Fibonacci retracement levels offer a powerful framework for identifying high-probability entry and exit points in the forex market. When you combine the 61.8% golden ratio with other technical indicators and proper risk management, you gain a systematic approach to trading that removes emotion from your decisions.

Remember these core principles: Fibonacci works best in clearly trending markets, not sideways chop. Always wait for confirmation signals before entering trades — a Fibonacci level alone isn't enough justification. Use extensions to set realistic profit targets rather than guessing where trends might end. And most importantly, acknowledge the limitations: Fibonacci levels indicate zones of potential support and resistance, not guaranteed reversal points.
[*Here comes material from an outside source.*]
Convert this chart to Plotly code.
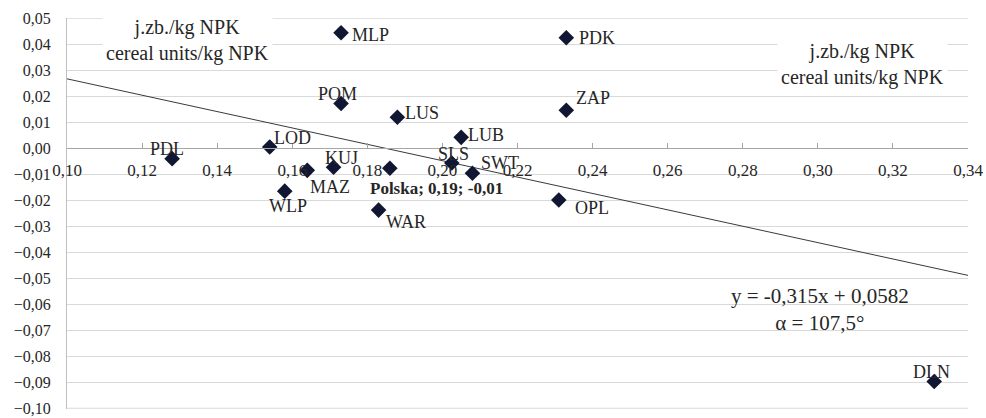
# scatter of voivodeships with linear trend line
import plotly.graph_objects as go

# region codes and their values
regions = ["PDL", "LOD", "WLP", "MAZ", "KUJ", "Polska", "MLP", "POM", "LUS",
           "LUB", "SLS", "SWT", "WAR", "OPL", "PDK", "ZAP", "DLN"]
x_vals = [0.128, 0.154, 0.158, 0.164, 0.171, 0.186, 0.173, 0.173, 0.188,
          0.205, 0.2025, 0.208, 0.183, 0.231, 0.233, 0.233, 0.331]
y_vals = [-0.004, 0.0005, -0.0165, -0.0085, -0.0073, -0.0077, 0.0444, 0.0172, 0.0119,
          0.0042, -0.0057, -0.0096, -0.0238, -0.0199, 0.0425, 0.0146, -0.0897]

# axis ticks
x_ticks = [0.10, 0.12, 0.14, 0.16, 0.18, 0.20, 0.22, 0.24, 0.26, 0.28, 0.30, 0.32, 0.34]
y_ticks = [-0.10, -0.09, -0.08, -0.07, -0.06, -0.05, -0.04, -0.03, -0.02, -0.01,
           0.00, 0.01, 0.02, 0.03, 0.04, 0.05]

# trend line from the equation shown on the chart
slope = -0.315
intercept = 0.0582
x_range = [0.10, 0.34]
y_range = [-0.1003, 0.0501]

# label offsets in pixels (xshift, yshift) relative to each marker
label_offsets = {
    "PDL": (-5, 10), "LOD": (23, 9), "WLP": (3, -15), "MAZ": (23, -17),
    "KUJ": (8, 9), "Polska": (47, -20), "MLP": (29, -2), "POM": (-4, 10),
    "LUS": (25, 4), "LUB": (25, 2), "SLS": (2, 9), "SWT": (28, 10),
    "WAR": (27, -12), "OPL": (33, -8), "PDK": (31, 0), "ZAP": (27, 12),
    "DLN": (-3, 9),
}

font_family = "Liberation Serif"
grid_color = "#d9d9d9"

fig = go.Figure()

# gridlines at the very top and bottom (plotly skips the ones on the plot edge)
for yv in [y_ticks[0], y_ticks[-1]]:
    fig.add_shape(type="line", xref="paper", x0=0, x1=1, yref="y", y0=yv, y1=yv,
                  line={"color": grid_color, "width": 1}, layer="below")

# trend line
fig.add_trace(go.Scatter(
    x=[0.10, 0.34],
    y=[slope * x + intercept for x in [0.10, 0.34]],
    mode="lines",
    line={"color": "#3a3a3a", "width": 1},
    hoverinfo="skip",
))

# the points
fig.add_trace(go.Scatter(
    x=x_vals, y=y_vals,
    mode="markers",
    marker={"symbol": "diamond", "size": 12, "color": "#111633"},
    text=regions,
    hovertemplate="%{text}: %{x}; %{y}<extra></extra>",
))

# point labels
for name, xv, yv in zip(regions, x_vals, y_vals):
    dx, dy = label_offsets[name]
    label = "<b>Polska; 0,19; -0,01</b>" if name == "Polska" else name
    fig.add_annotation(
        x=xv, y=yv, text=label, showarrow=False,
        xshift=dx, yshift=dy,
        font={"family": font_family, "size": 17 if name == "Polska" else 18, "color": "#262626"},
    )

# unit boxes
unit_text = "j.zb./kg NPK<br>cereal units/kg NPK"
for bx, by in [(0.132, 0.0415), (0.3118, 0.0323)]:
    fig.add_annotation(
        x=bx, y=by, text=unit_text, showarrow=False,
        bgcolor="white", borderpad=3,
        font={"family": font_family, "size": 20, "color": "#262626"},
    )

# equation text
fig.add_annotation(
    x=0.3006, y=-0.0621, text="y = -0,315x + 0,0582<br>α = 107,5°", showarrow=False,
    font={"family": font_family, "size": 21, "color": "#262626"},
)

fig.update_layout(
    width=986, height=418,
    margin={"l": 67, "r": 18, "t": 18, "b": 9},
    paper_bgcolor="white", plot_bgcolor="white",
    separators=", ",
    showlegend=False,
    font={"family": font_family, "size": 17, "color": "#262626"},
)

fig.update_xaxes(
    range=x_range, tickvals=x_ticks, tickformat=".2f",
    showgrid=False, zeroline=False,
    showline=True, linecolor="#a6a6a6", linewidth=1,
    anchor="free", position=(0 - y_range[0]) / (y_range[1] - y_range[0]),
    ticks="inside", ticklen=5, tickcolor="#a6a6a6",
    ticklabelstandoff=6,
    automargin=False,
)
fig.update_yaxes(
    range=y_range, tickvals=y_ticks, tickformat=".2f",
    tickfont={"size": 16},
    showgrid=True, gridcolor=grid_color, gridwidth=1, zeroline=False,
    showline=True, linecolor="#bfbfbf", linewidth=1,
    ticks="", ticklabelstandoff=12,
    automargin=False,
)

# drop the default page margin so the figure fills the window
fig.write_html("out.html", config={"displayModeBar": False},
               post_script="document.body.style.margin='0';")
The path forward is practice. Start by identifying Fibonacci levels on historical charts and observing how price behaved at each level. Then move to a demo account where you can test strategies without risking real capital. Track your trades, noting which Fibonacci levels produced the best results and which indicator combinations provided the most reliable confirmation signals.

With consistent practice and disciplined application, Fibonacci retracements become an invaluable tool in your technical analysis arsenal, helping you trade with greater confidence and precision in the dynamic forex market.